ABSTRACT

Drawing from representative examples from three qualitative interview studies with active offenders, this chapter addresses the following questions: What role does gender play in the interview process when talking with active offenders? How do social positions of race, class, and age shape this gendered process? In what ways do gendered interactions affect both what offenders tell us about their experiences and how they talk about the nature of their offending? To what extent are the validity and reliability of what we learn affected by the gender combinations of interviewers and interviewees, and how does this vary across setting and context? Finally, what can we learn from interviews in which gender becomes highly salient in the interview context? In discussing these complex issues, I will assess how researchers’ consideration of these issues can optimise what we learn from offenders.

The interview is an unavoidably gendered interaction. It involves some combination of individuals, each of whom bring gendered identities, ideologies and performances to the exchange. To make this statement, though, is not particularly revealing. Social relations of gender are contingent, situational and historically shifting (see Connell 2002; Lorber 1994). They vary from place to place, from interaction to interaction, and, as intersectional feminist analyses reveal, cannot be divorced from their relationship to other features of identity and social structure – such as race, class and age – with which they combine to create a 162seemingly unending variety of social locations (Baca Zinn et al. 2002; Collins 1990).

The issues I grapple with here thus address the following questions: What role does gender play in the interview process when talking with active offenders? How do social positions of race, class and age shape this gendered process? In what ways do gendered interactions affect both what offenders tell us about their experiences and how they talk about the nature of their offending? To what extent are the validity and reliability of what we learn affected by the gender combinations of interviewers and interviewees, and how does this vary across setting and context? Finally, what can we learn from interviews in which gender becomes highly salient in the interview context?

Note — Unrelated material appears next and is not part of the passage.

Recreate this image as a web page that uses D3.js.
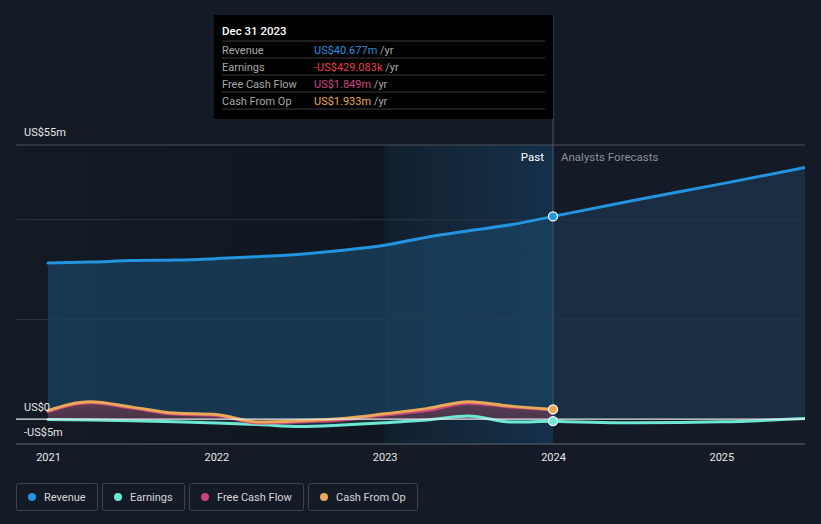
<!DOCTYPE html>
<html><head><meta charset="utf-8">
<script src="https://cdn.jsdelivr.net/npm/d3@7"></script>
<style>
html,body{margin:0;padding:0;background:#151b26;}
svg{display:block;font-family:Roboto,"Noto Sans",sans-serif;}
</style></head><body>
<svg id="c" width="821" height="524"></svg>
<script>
const pastYears = [2021.0,2021.25,2021.5,2021.75,2022.0,2022.25,2022.5,2022.75,2023.0,2023.25,2023.5,2023.75,2024.0];
const revenuePast = [31.3,31.5,31.8,31.9,32.2,32.6,33.1,33.9,34.9,36.5,37.8,39.0,40.677];
const earningsPast = [-0.1,-0.2,-0.35,-0.55,-0.8,-1.1,-1.5,-1.2,-0.75,-0.2,0.6,-0.6,-0.429];
const fcfPast = [1.5,3.3,2.2,1.0,0.7,-0.8,-0.6,-0.2,0.8,1.7,3.2,2.4,1.849];
const cfoPast = [1.7,3.5,2.4,1.2,0.9,-0.6,-0.35,0.1,1.06,2.1,3.5,2.6,1.933];
const foreYears = [2024.0,2024.5,2025.0,2025.5];
const revenueFore = [40.677,44.0,47.2,50.5];
const earningsFore = [-0.429,-0.75,-0.55,0.1];
const xTicks = [2021,2022,2023,2024,2025];
const yLabels = [{v:55,t:"US$55m"},{v:0,t:"US$0"},{v:-5,t:"-US$5m"}];
const gridVals = [55,40,20];
const tooltipRows = [
  {label:"Revenue", value:"US$40.677m", color:"#2394df"},
  {label:"Earnings", value:"-US$429.083k", color:"#e8414a"},
  {label:"Free Cash Flow", value:"US$1.849m", color:"#d0458a"},
  {label:"Cash From Op", value:"US$1.933m", color:"#e8a857"}
];
const legendItems = [
  {label:"Revenue", color:"#2394df"},
  {label:"Earnings", color:"#6ee6d4"},
  {label:"Free Cash Flow", color:"#c9447f"},
  {label:"Cash From Op", color:"#e8a857"}
];

const svg = d3.select("#c");
const L = 16, R = 805, T = 145, B = 444;
const x = d3.scaleLinear().domain([2021,2024]).range([48,553]);
const y = d3.scaleLinear().domain([-5,55]).range([B,T]);

const defs = svg.append("defs");
const g1 = defs.append("linearGradient").attr("id","leftbg").attr("x1",0).attr("x2",1).attr("y1",0).attr("y2",0);
g1.append("stop").attr("offset","0").attr("stop-color","#141a24");
g1.append("stop").attr("offset","1").attr("stop-color","#10161f");
const g2 = defs.append("linearGradient").attr("id","pastbg").attr("x1",0).attr("x2",1).attr("y1",0).attr("y2",0);
g2.append("stop").attr("offset","0").attr("stop-color","#12202e");
g2.append("stop").attr("offset","1").attr("stop-color","#14304a");
const g3 = defs.append("linearGradient").attr("id","posfill").attr("x1",0).attr("x2",0).attr("y1",0).attr("y2",1);
g3.append("stop").attr("offset","0").attr("stop-color","#8a5c6a").attr("stop-opacity",0.75);
g3.append("stop").attr("offset","1").attr("stop-color","#5a3848").attr("stop-opacity",0.55);
defs.append("clipPath").attr("id","clip").append("rect").attr("x",L).attr("y",0).attr("width",R-L).attr("height",B);

// backgrounds
svg.append("rect").attr("x",L).attr("y",T).attr("width",x(2023)-L).attr("height",B-T).attr("fill","url(#leftbg)");
svg.append("rect").attr("x",x(2023)).attr("y",T).attr("width",x(2024)-x(2023)).attr("height",B-T).attr("fill","url(#pastbg)");

// gridlines
svg.selectAll(".grid").data(gridVals).enter().append("line")
  .attr("x1",L).attr("x2",R).attr("y1",d=>y(d)).attr("y2",d=>y(d))
  .attr("stroke",d=>d===55?"#4a5058":"#2b3440").attr("stroke-width",1);

const pastData = (arr)=>pastYears.map((t,i)=>({t,v:arr[i]}));
const foreData = (arr)=>foreYears.map((t,i)=>({t,v:arr[i]}));
const curve = d3.curveMonotoneX;
const line = d3.line().x(d=>x(d.t)).y(d=>y(d.v)).curve(curve);
const area = d3.area().x(d=>x(d.t)).y0(y(0)).y1(d=>y(d.v)).curve(curve);

const plot = svg.append("g").attr("clip-path","url(#clip)");
plot.append("path").datum(pastData(revenuePast)).attr("d",area).attr("fill","#1a4260").attr("opacity",0.75);
plot.append("path").datum(foreData(revenueFore)).attr("d",area).attr("fill","#1d3550").attr("opacity",0.7);

plot.append("path").datum(pastData(cfoPast)).attr("d",area).attr("fill","url(#posfill)").attr("opacity",0.6);
plot.append("path").datum(pastData(fcfPast)).attr("d",area).attr("fill","#7a2a40").attr("opacity",0.35);
plot.append("path").datum(pastData(earningsPast)).attr("d",area).attr("fill","#3a7a78").attr("opacity",0.25);

svg.append("line").attr("x1",L).attr("x2",R).attr("y1",y(0)).attr("y2",y(0)).attr("stroke","#e8e8e8").attr("stroke-width",1.2);

const drawLine=(data,color)=>plot.append("path").datum(data).attr("d",line).attr("fill","none").attr("stroke",color).attr("stroke-width",3).attr("stroke-linecap","round");
drawLine(pastData(earningsPast),"#6ee6d4");
drawLine(foreData(earningsFore),"#6ee6d4");
drawLine(pastData(fcfPast),"#c9447f");
drawLine(pastData(cfoPast),"#e8a857");
drawLine(pastData(revenuePast),"#2394df");
drawLine(foreData(revenueFore),"#2394df");

svg.append("line").attr("x1",x(2024)).attr("x2",x(2024)).attr("y1",15).attr("y2",y(0)).attr("stroke","#3c5a74").attr("stroke-width",1);

const markers=[{v:revenuePast[12],c:"#2394df"},{v:cfoPast[12],c:"#e8a857"},{v:earningsPast[12],c:"#6ee6d4"}];
svg.selectAll(".mk").data(markers).enter().append("circle")
  .attr("cx",x(2024)).attr("cy",d=>y(d.v)).attr("r",4.5).attr("fill",d=>d.c).attr("stroke","#fff").attr("stroke-width",1.3);

svg.append("text").attr("x",x(2024)-9).attr("y",161).attr("text-anchor","end").attr("fill","#ffffff").attr("font-size",11.5).text("Past");
svg.append("text").attr("x",x(2024)+8).attr("y",161).attr("fill","#8a8f96").attr("font-size",11.5).text("Analysts Forecasts");

svg.append("text").attr("x",24).attr("y",136).attr("fill","#e6e6e6").attr("font-size",11).text(yLabels[0].t);
svg.append("text").attr("x",24).attr("y",411).attr("fill","#e6e6e6").attr("font-size",11).text(yLabels[1].t);
svg.append("text").attr("x",24).attr("y",436).attr("fill","#e6e6e6").attr("font-size",11).text(yLabels[2].t);

const xAxis = d3.axisBottom(x).tickValues(xTicks).tickFormat(d3.format("d")).tickSize(0).tickPadding(9);
const ax = svg.append("g").attr("transform",`translate(0,${B})`).call(xAxis);
ax.select(".domain").remove();
ax.selectAll("text").attr("fill","#e6e6e6").attr("font-size",11).attr("font-family","Roboto,sans-serif");
svg.append("line").attr("x1",L).attr("x2",R).attr("y1",B).attr("y2",B).attr("stroke","#4a5058").attr("stroke-width",1.5);

const tt = svg.append("g");
tt.append("rect").attr("x",214).attr("y",15).attr("width",339).attr("height",104).attr("fill","#000");
tt.append("text").attr("x",222).attr("y",35).attr("fill","#fff").attr("font-size",11.5).attr("font-weight",500).text("Dec 31 2023");
tooltipRows.forEach((r,i)=>{
  const yy = 41 + i*17;
  tt.append("line").attr("x1",222).attr("x2",545).attr("y1",yy).attr("y2",yy).attr("stroke","#3a3a3a");
  tt.append("text").attr("x",222).attr("y",yy+12.5).attr("fill","#a8a8a8").attr("font-size",11).text(r.label);
  const t = tt.append("text").attr("x",314).attr("y",yy+12.5).attr("font-size",11);
  t.append("tspan").attr("fill",r.color).text(r.value);
  t.append("tspan").attr("fill","#a8a8a8").text(" /yr");
});
tt.append("line").attr("x1",222).attr("x2",545).attr("y1",109).attr("y2",109).attr("stroke","#3a3a3a");

const lg = svg.append("g");
let lx = 16;
legendItems.forEach(it=>{
  const gi = lg.append("g");
  const rect = gi.append("rect").attr("x",lx+0.5).attr("y",483.5).attr("height",27).attr("rx",2).attr("fill","none").attr("stroke","#3e444c");
  gi.append("circle").attr("cx",lx+16).attr("cy",497).attr("r",4).attr("fill",it.color);
  const txt = gi.append("text").attr("x",lx+28).attr("y",501).attr("fill","#d6d6d6").attr("font-size",11).text(it.label);
  const real = txt.node().getComputedTextLength();
  const w2 = Math.round(real+39);
  rect.attr("width",w2);
  lx += w2 + 5;
});
</script>
</body></html>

To assess these issues, I begin with a brief review of the literature on the role of gender in interview research. In each of the three subsequent sections, I draw from one of my major studies to assess the questions raised above. Each employed both male and female interviewers, with additional variations across race, nationality, age and class background. Drawing on representative examples from each, I examine the role that gender (in combination with other variations) plays within the context of the interview process, assess how gender affects data quality and discuss how the researcher’s consideration of these issues can optimise what we learn from offenders.

First, my study of young women’s gang involvement (Miller 2001) provides an opportunity to examine the impact of gender and race when interviewing adolescent female offenders. Second, a study of violence among urban African American youth – focusing here on young men’s participation in sexual exploitation (Miller 2008) – provides a similar opportunity to examine the role of masculinity, race and gender in the construction of male offenders’ accounts. Finally, I move to a study of the commercial sex industry in Sri Lanka (Miller 2000, 2002). This allows me to raise further points about how gendered interactional dynamics are shaped across divergent settings. I conclude with a brief discussion of what my research suggests for how we can best go about conducting and utilising interviews about offending.